TASK DETAILS: Print, exactly as they stand, the lines from the start of the listing to the line containing "import matplotlib.pyplot as plt", inclusive.

====================

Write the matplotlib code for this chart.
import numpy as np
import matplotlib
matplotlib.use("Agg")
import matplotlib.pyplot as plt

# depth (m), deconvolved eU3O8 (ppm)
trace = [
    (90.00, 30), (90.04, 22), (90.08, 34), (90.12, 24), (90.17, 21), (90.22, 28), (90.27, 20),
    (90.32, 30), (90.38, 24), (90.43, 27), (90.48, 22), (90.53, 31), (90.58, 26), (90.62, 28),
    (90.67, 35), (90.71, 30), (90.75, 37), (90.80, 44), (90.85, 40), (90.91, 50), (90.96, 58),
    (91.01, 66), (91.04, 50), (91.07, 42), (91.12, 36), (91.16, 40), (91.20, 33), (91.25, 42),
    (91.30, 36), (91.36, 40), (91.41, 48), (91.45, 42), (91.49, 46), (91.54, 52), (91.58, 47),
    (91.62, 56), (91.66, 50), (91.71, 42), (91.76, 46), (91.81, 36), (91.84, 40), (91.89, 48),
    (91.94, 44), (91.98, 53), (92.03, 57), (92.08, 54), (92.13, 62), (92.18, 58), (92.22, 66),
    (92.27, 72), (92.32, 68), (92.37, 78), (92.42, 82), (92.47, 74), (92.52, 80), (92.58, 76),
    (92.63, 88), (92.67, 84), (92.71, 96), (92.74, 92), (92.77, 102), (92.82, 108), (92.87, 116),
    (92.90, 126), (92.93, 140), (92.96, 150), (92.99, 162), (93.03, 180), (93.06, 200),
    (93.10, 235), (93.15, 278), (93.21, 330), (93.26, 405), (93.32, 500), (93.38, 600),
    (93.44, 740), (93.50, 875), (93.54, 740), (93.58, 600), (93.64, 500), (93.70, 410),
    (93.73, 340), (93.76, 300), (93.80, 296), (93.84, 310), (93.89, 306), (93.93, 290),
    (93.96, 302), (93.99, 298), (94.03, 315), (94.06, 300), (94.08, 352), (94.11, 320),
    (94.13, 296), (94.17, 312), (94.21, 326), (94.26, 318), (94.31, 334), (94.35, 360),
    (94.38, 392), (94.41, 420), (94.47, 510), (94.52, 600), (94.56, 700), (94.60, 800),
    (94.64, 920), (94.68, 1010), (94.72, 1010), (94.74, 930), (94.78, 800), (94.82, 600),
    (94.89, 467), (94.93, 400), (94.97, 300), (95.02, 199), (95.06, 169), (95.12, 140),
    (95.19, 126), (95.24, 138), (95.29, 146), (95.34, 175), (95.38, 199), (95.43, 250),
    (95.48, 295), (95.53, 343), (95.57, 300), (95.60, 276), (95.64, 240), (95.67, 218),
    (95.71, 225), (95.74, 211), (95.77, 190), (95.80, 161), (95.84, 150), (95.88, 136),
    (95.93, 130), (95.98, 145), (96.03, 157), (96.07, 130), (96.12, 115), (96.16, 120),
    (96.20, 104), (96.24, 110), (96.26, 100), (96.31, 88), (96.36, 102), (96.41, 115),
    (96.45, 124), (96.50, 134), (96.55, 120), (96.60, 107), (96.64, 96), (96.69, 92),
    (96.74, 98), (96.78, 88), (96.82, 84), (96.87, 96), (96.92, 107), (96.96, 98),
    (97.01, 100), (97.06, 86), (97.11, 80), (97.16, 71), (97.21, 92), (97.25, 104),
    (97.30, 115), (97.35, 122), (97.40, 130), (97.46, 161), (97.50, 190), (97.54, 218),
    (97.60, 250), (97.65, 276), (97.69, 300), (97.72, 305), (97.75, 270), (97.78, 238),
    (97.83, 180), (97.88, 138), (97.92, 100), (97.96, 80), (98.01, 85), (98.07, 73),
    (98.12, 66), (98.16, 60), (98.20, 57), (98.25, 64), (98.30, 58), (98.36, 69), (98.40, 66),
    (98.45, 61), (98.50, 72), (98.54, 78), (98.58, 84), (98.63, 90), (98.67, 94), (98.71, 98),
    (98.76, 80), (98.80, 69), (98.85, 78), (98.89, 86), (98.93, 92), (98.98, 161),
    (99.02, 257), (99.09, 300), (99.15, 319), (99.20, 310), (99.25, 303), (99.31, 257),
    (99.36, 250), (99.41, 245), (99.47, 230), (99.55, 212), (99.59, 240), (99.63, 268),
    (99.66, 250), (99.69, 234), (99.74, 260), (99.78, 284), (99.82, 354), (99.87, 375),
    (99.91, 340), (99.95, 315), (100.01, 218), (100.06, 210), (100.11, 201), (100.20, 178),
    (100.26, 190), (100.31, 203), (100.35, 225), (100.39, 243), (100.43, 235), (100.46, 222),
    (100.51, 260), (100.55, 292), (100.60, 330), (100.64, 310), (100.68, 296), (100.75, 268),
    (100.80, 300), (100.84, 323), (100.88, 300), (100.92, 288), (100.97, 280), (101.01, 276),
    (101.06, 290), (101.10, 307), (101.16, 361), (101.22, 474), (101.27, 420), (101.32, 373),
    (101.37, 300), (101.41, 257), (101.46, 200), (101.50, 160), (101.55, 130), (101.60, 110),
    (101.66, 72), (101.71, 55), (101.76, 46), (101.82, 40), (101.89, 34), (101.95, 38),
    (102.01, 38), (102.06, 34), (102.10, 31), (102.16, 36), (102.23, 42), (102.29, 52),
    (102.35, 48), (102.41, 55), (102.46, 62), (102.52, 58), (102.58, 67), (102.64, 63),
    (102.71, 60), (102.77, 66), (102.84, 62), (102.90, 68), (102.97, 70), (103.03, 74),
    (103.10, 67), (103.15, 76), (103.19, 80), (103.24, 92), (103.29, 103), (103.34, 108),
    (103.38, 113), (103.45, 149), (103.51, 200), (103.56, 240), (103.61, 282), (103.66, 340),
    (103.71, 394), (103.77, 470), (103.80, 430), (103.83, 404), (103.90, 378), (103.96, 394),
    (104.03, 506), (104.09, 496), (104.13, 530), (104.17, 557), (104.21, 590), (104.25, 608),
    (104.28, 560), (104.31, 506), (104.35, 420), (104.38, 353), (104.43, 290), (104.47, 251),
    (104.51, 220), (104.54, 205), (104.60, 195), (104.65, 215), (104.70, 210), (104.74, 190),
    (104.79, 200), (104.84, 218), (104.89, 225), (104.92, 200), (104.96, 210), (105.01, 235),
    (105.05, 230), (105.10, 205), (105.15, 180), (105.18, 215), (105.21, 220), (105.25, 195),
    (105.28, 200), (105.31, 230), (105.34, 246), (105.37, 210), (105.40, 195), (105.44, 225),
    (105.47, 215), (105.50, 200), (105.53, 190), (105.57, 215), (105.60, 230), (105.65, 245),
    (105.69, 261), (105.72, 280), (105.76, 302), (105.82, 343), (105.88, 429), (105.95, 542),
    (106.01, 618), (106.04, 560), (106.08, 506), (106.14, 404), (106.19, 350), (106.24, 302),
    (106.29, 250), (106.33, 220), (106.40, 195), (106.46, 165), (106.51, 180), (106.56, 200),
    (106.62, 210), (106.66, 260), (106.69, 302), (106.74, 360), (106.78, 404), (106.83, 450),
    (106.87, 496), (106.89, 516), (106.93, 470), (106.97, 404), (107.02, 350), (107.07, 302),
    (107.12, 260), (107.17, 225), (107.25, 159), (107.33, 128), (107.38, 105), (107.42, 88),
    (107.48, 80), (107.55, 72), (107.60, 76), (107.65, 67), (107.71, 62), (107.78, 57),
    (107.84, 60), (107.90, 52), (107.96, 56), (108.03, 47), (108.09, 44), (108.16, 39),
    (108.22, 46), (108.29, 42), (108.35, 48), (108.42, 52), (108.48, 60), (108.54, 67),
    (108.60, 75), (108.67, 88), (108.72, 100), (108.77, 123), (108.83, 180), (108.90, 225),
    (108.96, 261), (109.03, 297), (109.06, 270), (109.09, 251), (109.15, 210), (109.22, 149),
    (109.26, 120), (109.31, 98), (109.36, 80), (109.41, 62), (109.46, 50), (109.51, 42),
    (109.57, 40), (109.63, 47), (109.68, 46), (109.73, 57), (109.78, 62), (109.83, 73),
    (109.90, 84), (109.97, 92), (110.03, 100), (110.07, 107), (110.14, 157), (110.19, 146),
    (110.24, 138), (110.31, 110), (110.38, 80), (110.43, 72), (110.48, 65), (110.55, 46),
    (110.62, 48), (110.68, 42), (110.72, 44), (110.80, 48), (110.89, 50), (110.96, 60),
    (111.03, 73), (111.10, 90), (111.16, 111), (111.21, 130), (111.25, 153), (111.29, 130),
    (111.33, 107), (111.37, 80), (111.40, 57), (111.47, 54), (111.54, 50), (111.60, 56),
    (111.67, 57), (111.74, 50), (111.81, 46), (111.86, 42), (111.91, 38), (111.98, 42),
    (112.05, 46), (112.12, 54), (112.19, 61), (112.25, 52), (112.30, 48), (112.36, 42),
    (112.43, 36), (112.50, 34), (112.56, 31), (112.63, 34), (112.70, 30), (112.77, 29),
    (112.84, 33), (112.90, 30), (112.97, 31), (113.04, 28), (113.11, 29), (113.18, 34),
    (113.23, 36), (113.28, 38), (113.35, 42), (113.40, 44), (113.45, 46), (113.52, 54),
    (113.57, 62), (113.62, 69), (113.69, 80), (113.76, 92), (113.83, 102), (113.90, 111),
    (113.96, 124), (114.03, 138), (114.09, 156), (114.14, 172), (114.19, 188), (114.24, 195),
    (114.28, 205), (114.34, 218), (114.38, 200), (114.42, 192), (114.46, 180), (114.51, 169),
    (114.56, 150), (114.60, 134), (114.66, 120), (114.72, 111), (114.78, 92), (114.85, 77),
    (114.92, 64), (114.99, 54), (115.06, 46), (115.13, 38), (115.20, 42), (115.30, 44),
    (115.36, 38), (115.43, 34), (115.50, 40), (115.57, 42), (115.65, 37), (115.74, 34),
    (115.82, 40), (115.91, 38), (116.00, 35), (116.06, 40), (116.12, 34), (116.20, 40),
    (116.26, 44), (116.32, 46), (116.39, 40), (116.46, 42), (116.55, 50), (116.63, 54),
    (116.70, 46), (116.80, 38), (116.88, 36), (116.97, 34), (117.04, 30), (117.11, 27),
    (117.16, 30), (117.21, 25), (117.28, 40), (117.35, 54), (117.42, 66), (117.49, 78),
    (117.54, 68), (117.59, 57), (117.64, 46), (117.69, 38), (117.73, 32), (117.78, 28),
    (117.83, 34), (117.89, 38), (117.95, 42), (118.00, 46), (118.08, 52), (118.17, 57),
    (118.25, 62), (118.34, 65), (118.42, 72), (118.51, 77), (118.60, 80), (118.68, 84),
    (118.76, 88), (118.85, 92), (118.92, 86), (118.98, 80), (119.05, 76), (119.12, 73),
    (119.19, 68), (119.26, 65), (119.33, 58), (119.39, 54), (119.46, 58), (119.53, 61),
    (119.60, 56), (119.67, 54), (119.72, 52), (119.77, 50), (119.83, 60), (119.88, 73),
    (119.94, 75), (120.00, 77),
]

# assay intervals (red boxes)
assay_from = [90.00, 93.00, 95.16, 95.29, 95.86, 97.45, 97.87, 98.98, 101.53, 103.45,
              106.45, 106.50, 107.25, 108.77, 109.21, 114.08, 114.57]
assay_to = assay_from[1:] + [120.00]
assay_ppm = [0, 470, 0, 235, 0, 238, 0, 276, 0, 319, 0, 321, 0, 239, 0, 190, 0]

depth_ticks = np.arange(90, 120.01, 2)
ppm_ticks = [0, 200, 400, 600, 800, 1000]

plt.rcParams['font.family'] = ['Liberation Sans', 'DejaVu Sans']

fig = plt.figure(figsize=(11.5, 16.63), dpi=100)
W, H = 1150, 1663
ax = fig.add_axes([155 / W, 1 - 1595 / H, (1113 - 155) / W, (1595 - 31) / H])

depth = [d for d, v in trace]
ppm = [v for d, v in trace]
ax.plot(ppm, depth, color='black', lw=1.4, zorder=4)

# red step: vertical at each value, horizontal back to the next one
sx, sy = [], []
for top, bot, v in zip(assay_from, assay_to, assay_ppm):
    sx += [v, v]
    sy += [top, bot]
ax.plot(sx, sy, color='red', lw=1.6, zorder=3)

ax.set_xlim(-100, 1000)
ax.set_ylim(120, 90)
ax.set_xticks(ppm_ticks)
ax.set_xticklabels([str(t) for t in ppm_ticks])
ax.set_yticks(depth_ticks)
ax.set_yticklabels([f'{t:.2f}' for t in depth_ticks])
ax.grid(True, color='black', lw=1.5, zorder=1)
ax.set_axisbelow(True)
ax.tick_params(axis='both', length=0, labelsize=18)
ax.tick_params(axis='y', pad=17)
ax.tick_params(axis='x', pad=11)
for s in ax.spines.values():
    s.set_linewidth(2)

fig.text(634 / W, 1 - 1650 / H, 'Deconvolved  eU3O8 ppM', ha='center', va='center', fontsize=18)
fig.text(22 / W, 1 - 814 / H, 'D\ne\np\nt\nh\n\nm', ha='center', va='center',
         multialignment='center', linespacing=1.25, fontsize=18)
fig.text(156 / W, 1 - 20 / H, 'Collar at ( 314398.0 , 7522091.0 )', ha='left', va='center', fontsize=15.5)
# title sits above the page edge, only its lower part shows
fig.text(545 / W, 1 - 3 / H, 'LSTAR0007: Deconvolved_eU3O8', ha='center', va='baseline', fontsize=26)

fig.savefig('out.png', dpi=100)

====================

EXERCISE RESPONSE:
Write the matplotlib code for this chart.
import numpy as np
import matplotlib
matplotlib.use("Agg")
import matplotlib.pyplot as plt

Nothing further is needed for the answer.